I’m writing this to you from the garden table, next to a little pot of basil that’s been enjoying this week’s mix of sun and rain.
I just ‘popped’ an upturned basil leaf – have you ever done that before? Pressed the leaf between your thumb and index finger to ‘right’ it? It makes a soft ‘pop’ sound. It’s a supremely satisfying feeling, and one that, this morning, unlocked a childhood memory of those ‘hopper popper toys’ from the nineties. Well, I thought from the nineties, but when I looked them up just now, I also found this excellent patent application from the late thirties:

In the patent application, inventor Jerome Davis describes the popper toy as ‘hemispherical’ – what a great word. He also says this, which seems really sweet:
The general effect of the operation of my toy is quite surprising. Because of the interval between the time the toy is placed inside out on the flat surface and the time it jumps into the air, the top appears to jump of its own accord. The toy also jumps surprisingly high.
Also in the search results: a 2019 blog from Oxford University: “In a series of videos launching the Mathematical Observer, a new YouTube channel showcasing the research performed in the Oxford Mathematics Observatory, Oxford Mathematician Michael Gomez (in collaboration with Derek Moulton and Dominic Vella) investigates the science behind the jumping popper toy.” I love that three people are needed to investigate; tbh I wish I’d been one of them.
Watching this video made my day – the t-shirt! the colander! the kettle! the hairclip! the diagrams!
(And yes I did watch both parts one and two).
…
The scent of basil, woken up by the leaf-popping, is reminding me of what I was going to write about today; not hopper poppers (much as I would be happy to keep saying and typing those two words) but: typos and mistakes in cookbooks. (Not a bad swap of topic, sound-wise, with the matching perfect rhyme).
Yesterday, we made some rock cakes (when I say we, I mean: Lee), and I was flicking through the recipe book when I found this correction:

Checking page numbers in a proof is one of my favourite tasks on my proofreading checklist because it’s one of those tasks where you think ‘they’re probably all correct’, but often – more often than you might think – they’re not, and you just feel really glad to have done things thoroughly. It’s like finding the final difference in a ‘spot the difference’.
I love how neat this correction is – the slip of paper. Although I suppose its simplicity does downplay the presumably quite extreme stress that would come with trying to create a DIY multi-tiered wedding cake, to find that things are at risk of coming unstuck with the almond paste.
(By the way, the intro for that rock-cakes recipe is worth a mention, too. It says: “The title refers to the buns’ shape, not texture!“)1
It reminded me of another favourite correction in my oft-used (if really rather retro) Sainsbury’s Book of Wholefood Cooking (Cathay Books, 1981).

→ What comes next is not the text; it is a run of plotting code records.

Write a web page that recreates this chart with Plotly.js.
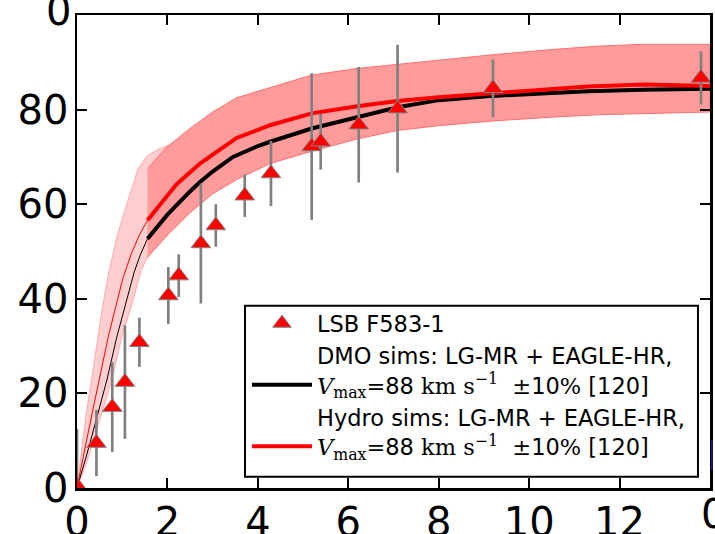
<!DOCTYPE html>
<html>
<head>
<meta charset="utf-8">
<script src="https://cdn.plot.ly/plotly-3.0.1.min.js"></script>
<style>html,body{margin:0;padding:0;background:#fff;}#chart{width:715px;height:534px;}</style>
</head>
<body>
<div id="chart"></div>
<script>
// Observed rotation curve: LSB F583-1
const obsR   = [0.0, 0.43, 0.78, 1.06, 1.38, 2.02, 2.25, 2.74, 3.07, 3.71, 4.29, 5.19, 5.39, 6.23, 7.09, 9.2, 13.8];
const obsV   = [0.5, 9.5, 17.1, 22.4, 30.8, 40.7, 44.9, 51.7, 55.5, 61.8, 66.5, 72.2, 73.2, 76.8, 80.2, 84.5, 86.7];
const obsErr = [12, 7, 9.5, 12, 5.2, 6, 4.5, 12.7, 4.5, 4.5, 6.9, 15.5, 5.9, 12.2, 13.5, 6.1, 5.6];

// DMO median curve (thin inside convergence radius, thick outside)
const dmoInR  = [0, 0.1, 0.2, 0.4, 0.66, 0.88, 1.1, 1.26, 1.4, 1.56];
const dmoInV  = [0, 3.2, 6.5, 13.5, 22.8, 31.9, 39.7, 45.5, 49.3, 52.7];
const dmoOutR = [1.56, 2.0, 2.5, 2.72, 3.0, 3.45, 4.0, 4.27, 5.19, 6.2, 7.09, 8.0, 9.2, 10.5, 11.3, 12.5, 14.0];
const dmoOutV = [52.7, 57.8, 62.7, 64.7, 66.9, 70.0, 72.3, 73.2, 76.0, 78.4, 80.5, 82.0, 82.9, 83.5, 83.9, 84.2, 84.4];

// Hydro median curve
const hydInR  = [0, 0.1, 0.2, 0.35, 0.5, 0.69, 0.88, 1.02, 1.2, 1.38, 1.56];
const hydInV  = [0, 5.0, 9.5, 16.5, 23.5, 31.9, 39.2, 44.5, 49.5, 53.5, 56.6];
const hydOutR = [1.56, 2.0, 2.2, 2.72, 3.0, 3.53, 4.27, 5.19, 6.2, 7.09, 8.0, 9.2, 10.5, 11.3, 12.55, 14.0];
const hydOutV = [56.6, 61.8, 64.2, 68.6, 70.5, 74.0, 76.7, 79.2, 80.7, 81.8, 82.6, 83.5, 84.4, 84.9, 85.3, 85.0];

// Hydro scatter band: inner (light) and outer (dark) parts
const bandInR   = [0, 0.1, 0.2, 0.32, 0.43, 0.56, 0.69, 0.88, 1.05, 1.2, 1.35, 1.56, 1.8, 2.0];
const bandInHi  = [0, 8.0, 15.5, 22.8, 30.0, 38.0, 45.0, 53.0, 58.5, 63.0, 67.5, 70.3, 71.6, 72.4];
const bandInLoR = [0, 0.2, 0.4, 0.6, 0.77, 0.99, 1.24, 1.42, 1.56, 2.0];
const bandInLo  = [0, 5.0, 11.0, 17.5, 22.8, 31.9, 39.7, 46.0, 48.8, 53.5];
const bandOutR  = [1.56, 2.0, 2.5, 3.0, 3.53, 4.27, 5.19, 6.2, 7.09, 8.0, 9.2, 10.5, 11.5, 12.5, 14.0];
const bandOutHi = [67.5, 72.2, 76.0, 79.5, 82.5, 84.6, 87.3, 88.7, 89.6, 90.4, 91.6, 92.7, 93.4, 93.8, 93.8];
const bandOutLo = [48.8, 53.5, 58.2, 62.2, 65.2, 68.6, 71.2, 73.8, 75.6, 76.6, 77.6, 78.4, 78.9, 79.2, 79.5];

const xTicks = [0, 2, 4, 6, 8, 10, 12, 14];
const xTickText = ['0', '2', '4', '6', '8', '10', '12', ''];
const yTicks = [0, 20, 40, 60, 80, 100];
const yTickText = ['0', '20', '40', '60', '80', ''];

const serif = "font-family:'DejaVu Serif'";
const vmaxLabel = `<span style="${serif}"><i>V</i><sub>max</sub>=</span>88 <span style="${serif}">km s<sup>−1</sup></span>  <span style="${serif}">±</span>10<span style="${serif}">%</span> [120]`;

function polygon(xLo, yLo, xHi, yHi) {
  return {x: xHi.concat(xLo.slice().reverse()), y: yHi.concat(yLo.slice().reverse())};
}
const pIn = polygon(bandInLoR, bandInLo, bandInR, bandInHi);
const pOut = polygon(bandOutR, bandOutLo, bandOutR, bandOutHi);

const traces = [
  {x: pIn.x, y: pIn.y, mode: 'lines', fill: 'toself', fillcolor: 'rgb(255,206,206)',
   line: {color: 'rgb(255,170,170)', width: 1}, showlegend: false, hoverinfo: 'skip'},
  {x: pOut.x, y: pOut.y, mode: 'lines', fill: 'toself', fillcolor: 'rgb(255,155,155)',
   line: {color: 'rgb(255,110,110)', width: 1}, showlegend: false, hoverinfo: 'skip'},
  {x: dmoInR, y: dmoInV, mode: 'lines', line: {color: 'black', width: 1}, showlegend: false},
  {x: hydInR, y: hydInV, mode: 'lines', line: {color: 'red', width: 1}, showlegend: false},
  {x: dmoOutR, y: dmoOutV, mode: 'lines', line: {color: 'black', width: 4},
   name: 'DMO sims: LG-MR + EAGLE-HR,<br>' + vmaxLabel, legendrank: 2},
  {x: hydOutR, y: hydOutV, mode: 'lines', line: {color: 'red', width: 4},
   name: 'Hydro sims: LG-MR + EAGLE-HR,<br>' + vmaxLabel, legendrank: 3},
  {x: obsR, y: obsV, mode: 'markers', name: 'LSB F583-1', legendrank: 1,
   marker: {symbol: 'triangle-up', size: 17, color: 'red', line: {color: 'gray', width: 1}},
   error_y: {type: 'data', array: obsErr, visible: true, color: 'gray', thickness: 2.7, width: 0}}
];

const axisCommon = {
  ticks: 'inside', ticklen: 10, tickwidth: 2, tickcolor: 'black',
  showline: true, linewidth: 2.5, linecolor: 'black', mirror: 'ticks',
  showgrid: false, zeroline: false,
  tickfont: {family: 'DejaVu Sans', size: 40, color: 'black'}
};

const layout = {
  width: 715, height: 534,
  margin: {l: 77, r: 5, t: 15, b: 46},
  paper_bgcolor: 'white', plot_bgcolor: 'white',
  xaxis: Object.assign({}, axisCommon, {range: [0, 14], tickvals: xTicks, ticktext: xTickText, ticklabelstandoff: -3}),
  yaxis: Object.assign({}, axisCommon, {range: [0, 100], tickvals: yTicks, ticktext: yTickText, ticklabelstandoff: -2}),
  showlegend: true,
  legend: {
    x: 0.2685, y: 0.3930, xanchor: 'left', yanchor: 'top',
    bgcolor: 'rgba(0,0,0,0)', borderwidth: 0,
    font: {family: 'DejaVu Sans', size: 22.5, color: 'black'},
    valign: 'bottom', itemwidth: 60, tracegroupgap: 0
  },
  annotations: [
    {xref: 'paper', yref: 'paper', x: -0.030, y: 1.0095, text: '0', showarrow: false,
     xanchor: 'center', yanchor: 'middle', font: {family: 'DejaVu Sans', size: 40, color: 'black'}},
    {xref: 'paper', yref: 'paper', x: 1.006, y: -0.055, text: '0', showarrow: false,
     xanchor: 'center', yanchor: 'middle', font: {family: 'DejaVu Sans', size: 40, color: 'black'}}
  ],
  shapes: [
    {type: 'rect', xref: 'paper', yref: 'paper', x0: 0.2654, x1: 0.981, y0: 0.0239, y1: 0.3854,
     fillcolor: 'white', line: {color: 'black', width: 2}, layer: 'above'},
    {type: 'line', xref: 'paper', yref: 'paper', x0: 1.0027, x1: 1.0027, y0: 0.038, y1: 0.1015,
     line: {color: '#1a1a80', width: 2}}
  ]
};

Plotly.newPlot('chart', traces, layout, {displayModeBar: false, staticPlot: true});
</script>
</body>
</html>
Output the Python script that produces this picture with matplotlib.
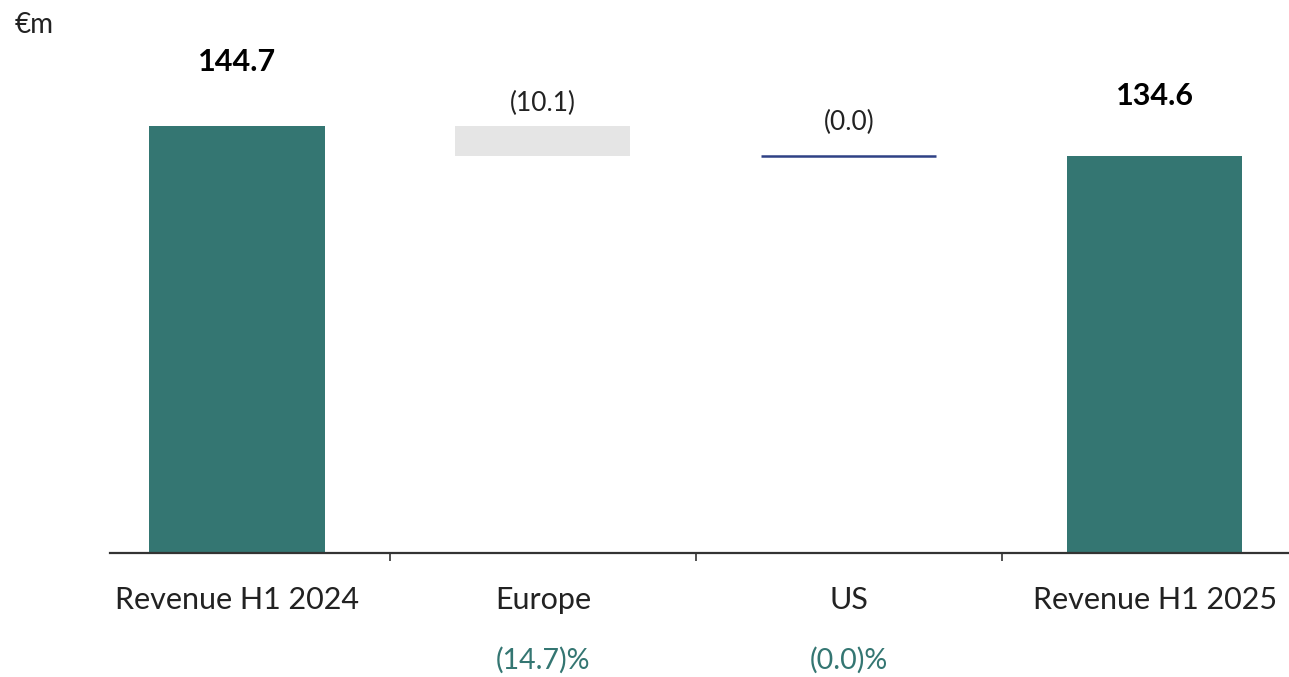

I wonder how they discovered the mistake? I hope nobody chipped a tooth on a bean. Perhaps that’s why these correction slips seem more common in cookery books than other books – because if a mistake is made, the consequences could include someone choking on a salad or ruining a wedding day? Kudos to the cookbook editors for these no-fuss fixes to make sure everyone cooks and eats well.
…
I’ve been searching for a third example in this celebration of cookbook corrections, because I felt like it needed to be a trio, but looking through recipes has just made me hungry for lunch.
Then I remembered a different kind of example: our local parish church magazine, which would sometimes print the quarterly ‘Recipe from the vicar’s wife’ without telling you what you were making. The ingredients list? Yes. The method? Yes. The recipe title? No.
I loved the idea that someone might have popped on a pinny, rolled up their sleeves, and trusted in the process. It would have been kind of miraculous to bake/cook that way; a true test of faith. I was genuinely sad when the error got corrected for good.
The book is the Good Housekeeping Complete Book of Home Baking, Ebury Press, 1989. It was published in association with Tate & Lyle, so if you ever bake something from it, I recommend reducing the sugar by quite a bit!